2. Re: Lockheed takeover, from the S-1: "Under the Privatization Act, immediately following the consummation of this Offering, no person, directly or indirectly, may acquire beneficial ownership of securities representing more than ten percent (10%) of the total votes of all outstanding voting securities of the Company for a period of three years. " So a takeover is unlikely and it is probable that in that time the stock will have realized more value for shareholders.
3. The GDP plants are old but durable. In the current state of affairs, USEC could go on for years with them. The European threat is less than it seems - the main competitor actually gets most of its business from European governments by law, and hence USEC is not counting on Europe for current or future cash flows anyway. Again, the current state of affairs - with the Europeans with more advanced technology and with electricity accounting for 53% of operating expense - is that USEC dominates total market share and produces awesome cash flow out of it. That said, AVLIS will likely work and no competitors are anywhere near it. AVLIS' potential to bring electricity usage down 90-95% is completely unaccounted for in the current share price.

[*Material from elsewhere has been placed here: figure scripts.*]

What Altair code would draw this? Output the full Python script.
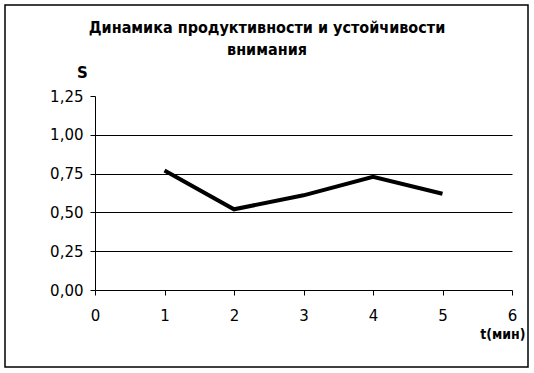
import altair as alt
import pandas as pd

t_values = [1, 2, 3, 4, 5]
s_values = [0.77, 0.52, 0.61, 0.73, 0.62]
y_ticks = [0, 0.25, 0.5, 0.75, 1.0, 1.25]
x_ticks = [0, 1, 2, 3, 4, 5, 6]
title_lines = ["Динамика продуктивности и устойчивости", "внимания"]

df = pd.DataFrame({"t": t_values, "s": s_values})

W, H = 417, 194

line = alt.Chart(df).mark_line(color="black", strokeWidth=4, strokeJoin="miter", clip=False).encode(
    x=alt.X("t:Q",
            scale=alt.Scale(domain=[0, 6], nice=False, zero=False),
            axis=alt.Axis(values=x_ticks, title="t(мин)", grid=False,
                          domainColor="black", tickColor="black", tickSize=5,
                          labelFont="DejaVu Sans", labelFontSize=15, labelColor="black",
                          labelPadding=13, labelFlush=False,
                          titleFont="DejaVu Sans Condensed", titleFontSize=14, titleFontWeight="bold",
                          titleColor="black", titleAnchor="end", titleAlign="right",
                          titleX=430, titleY=44, titleBaseline="middle")),
    y=alt.Y("s:Q",
            scale=alt.Scale(domain=[0, 1.25], nice=False),
            axis=alt.Axis(values=y_ticks, title="S",
                          labelExpr="replace(format(datum.value, '.2f'), '.', ',')",
                          grid=True,
                          gridColor={"condition": {"test": "datum.value >= 1.2 || datum.value <= 0.01", "value": "transparent"}, "value": "black"},
                          gridWidth=1,
                          domainColor="black", tickColor="black", tickSize=5,
                          labelFont="DejaVu Sans", labelFontSize=15, labelColor="black",
                          labelPadding=7, labelFlush=False,
                          titleFont="DejaVu Sans", titleFontSize=15, titleFontWeight="bold",
                          titleColor="black", titleAngle=0, titleAlign="center",
                          titleX=-13, titleY=-24, titleBaseline="middle")),
)

frame = alt.Chart(pd.DataFrame({"a": [0]})).mark_rect(
    fill=None, stroke="black", strokeWidth=1.5, clip=False
).encode(
    x=alt.value(-90), x2=alt.value(433), y=alt.value(-91), y2=alt.value(271)
)

title1 = alt.Chart(pd.DataFrame({"txt": [title_lines[0]]})).mark_text(
    font="DejaVu Sans Condensed", fontSize=16, fontWeight="bold", color="black",
    align="center", baseline="middle", clip=False
).encode(text="txt:N", x=alt.value(172), y=alt.value(-68))
title2 = alt.Chart(pd.DataFrame({"txt": [title_lines[1]]})).mark_text(
    font="DejaVu Sans Condensed", fontSize=16, fontWeight="bold", color="black",
    align="center", baseline="middle", clip=False
).encode(text="txt:N", x=alt.value(172), y=alt.value(-46))

chart = alt.layer(frame, line, title1, title2).properties(
    width=W, height=H,
    padding={"left": 95, "top": 96, "right": 22, "bottom": 83},
    autosize=alt.AutoSizeParams(type="none"),
    background="white",
).configure_view(stroke=None)

chart.save("out.html", embed_options={"renderer": "svg", "actions": False})
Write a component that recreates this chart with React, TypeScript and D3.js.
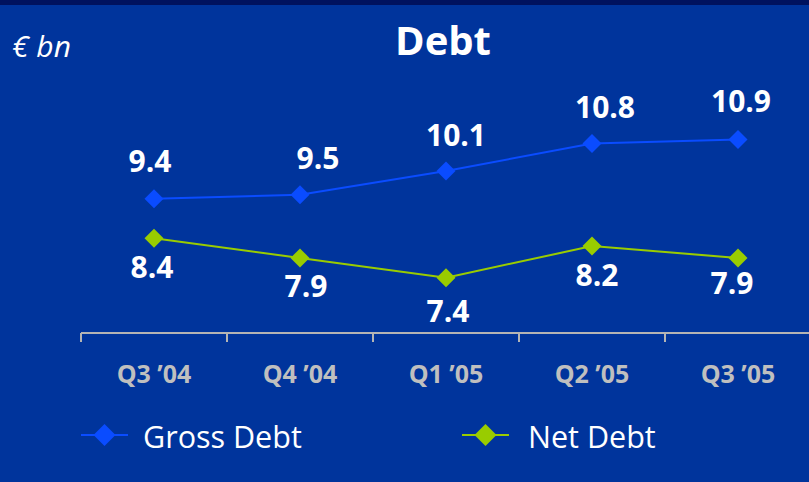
import React from "react";
import * as d3 from "d3";

const categories = ["Q3 \u201904", "Q4 \u201904", "Q1 \u201905", "Q2 \u201905", "Q3 \u201905"];
const grossDebt = [9.4, 9.5, 10.1, 10.8, 10.9];
const netDebt = [8.4, 7.9, 7.4, 8.2, 7.9];
const seriesNames = ["Gross Debt", "Net Debt"];

// label nudges (dx, dy from the point), as placed in the original slide
const grossLabelDx = [-4, 18, 10, 13, 3];
const grossLabelDy = [-27, -26, -25, -25, -27];
const netLabelDx = [-2, 6, 2, 5, -6];
const netLabelDy = [40, 39, 44, 40, 36];

const W = 809;
const H = 482;
const BG = "#00349c";
const GROSS = "#0a4cff";
const NET = "#99cc00";
const FONT = "'Open Sans', 'Noto Sans', sans-serif";

export default function App() {
  const x = d3.scaleBand<string>().domain(categories).range([81, 81 + 146 * 5]);
  const y = d3.scaleLinear().domain([6, 12]).range([333, 96]);
  const cx = (c: string) => (x(c) as number) + x.bandwidth() / 2;
  const line = d3
    .line<number>()
    .x((_, i) => cx(categories[i]))
    .y((d) => y(d));
  const diamond = (px: number, py: number, r: number) =>
    `M${px},${py - r}L${px + r},${py}L${px},${py + r}L${px - r},${py}Z`;
  const ticks = d3.range(categories.length).map((i) => x(categories[i]) as number);

  return (
    <svg
      width={W}
      height={H}
      style={{ position: "absolute", left: 0, top: 0, display: "block" }}
    >
      <rect x={0} y={0} width={W} height={H} fill={BG} />
      <rect x={0} y={0} width={W} height={5} fill="#00125e" />
      <text x={12} y={57} fill="#fff" fontFamily={FONT} fontStyle="italic" fontSize={30}>
        € bn
      </text>
      <text
        x={443}
        y={55}
        fill="#fff"
        fontFamily={FONT}
        fontWeight="bold"
        fontSize={40}
        textAnchor="middle"
      >
        Debt
      </text>

      {/* axis */}
      <line x1={81} x2={W} y1={333} y2={333} stroke="#b4b4b4" strokeWidth={2} />
      {ticks.map((t, i) => (
        <line key={i} x1={t} x2={t} y1={333} y2={342} stroke="#b4b4b4" strokeWidth={2} />
      ))}
      {categories.map((c) => (
        <text
          key={c}
          x={cx(c)}
          y={383}
          fill="#bfbfbf"
          fontFamily={FONT}
          fontWeight="bold"
          fontSize={25}
          textAnchor="middle"
        >
          {c}
        </text>
      ))}

      {/* lines */}
      <path d={line(grossDebt) as string} fill="none" stroke={GROSS} strokeWidth={2} />
      <path d={line(netDebt) as string} fill="none" stroke={NET} strokeWidth={2} />
      {grossDebt.map((v, i) => (
        <g key={"g" + i}>
          <path d={diamond(cx(categories[i]), y(v), 9.5)} fill={GROSS} />
          <text
            x={cx(categories[i]) + grossLabelDx[i]}
            y={y(v) + grossLabelDy[i]}
            fill="#fff"
            fontFamily={FONT}
            fontWeight="bold"
            fontSize={30}
            textAnchor="middle"
          >
            {v.toFixed(1)}
          </text>
        </g>
      ))}
      {netDebt.map((v, i) => (
        <g key={"n" + i}>
          <path d={diamond(cx(categories[i]), y(v), 9.5)} fill={NET} />
          <text
            x={cx(categories[i]) + netLabelDx[i]}
            y={y(v) + netLabelDy[i]}
            fill="#fff"
            fontFamily={FONT}
            fontWeight="bold"
            fontSize={30}
            textAnchor="middle"
          >
            {v.toFixed(1)}
          </text>
        </g>
      ))}

      {/* legend */}
      {[0, 1].map((k) => {
        const lx = k === 0 ? 81 : 462;
        const col = k === 0 ? GROSS : NET;
        return (
          <g key={"l" + k}>
            <line x1={lx} x2={lx + 47} y1={435} y2={435} stroke={col} strokeWidth={2} />
            <path d={diamond(lx + 23.5, 435, 11)} fill={col} />
            <text
              x={lx + (k === 0 ? 62 : 66)}
              y={448}
              fill="#fff"
              fontFamily={FONT}
              fontSize={30.5}
            >
              {seriesNames[k]}
            </text>
          </g>
        );
      })}
    </svg>
  );
}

That said, the current share price belies the stability in the current situation, as I mentioned in the article - the risk premium being assigned to USEC is to high, and its current dividend alone should warrant a stock price nearer $20, not counting the hidden assets.
The article may have overstated the growth story. The story is stability, cash flow, and undervaluation, with potential for massive margin expansion 5-7 years out, and greater earnings recognition 3 years out when they capitalize AVLIS. Not just an income stock, IMO, and much better than an internet stock, IMO.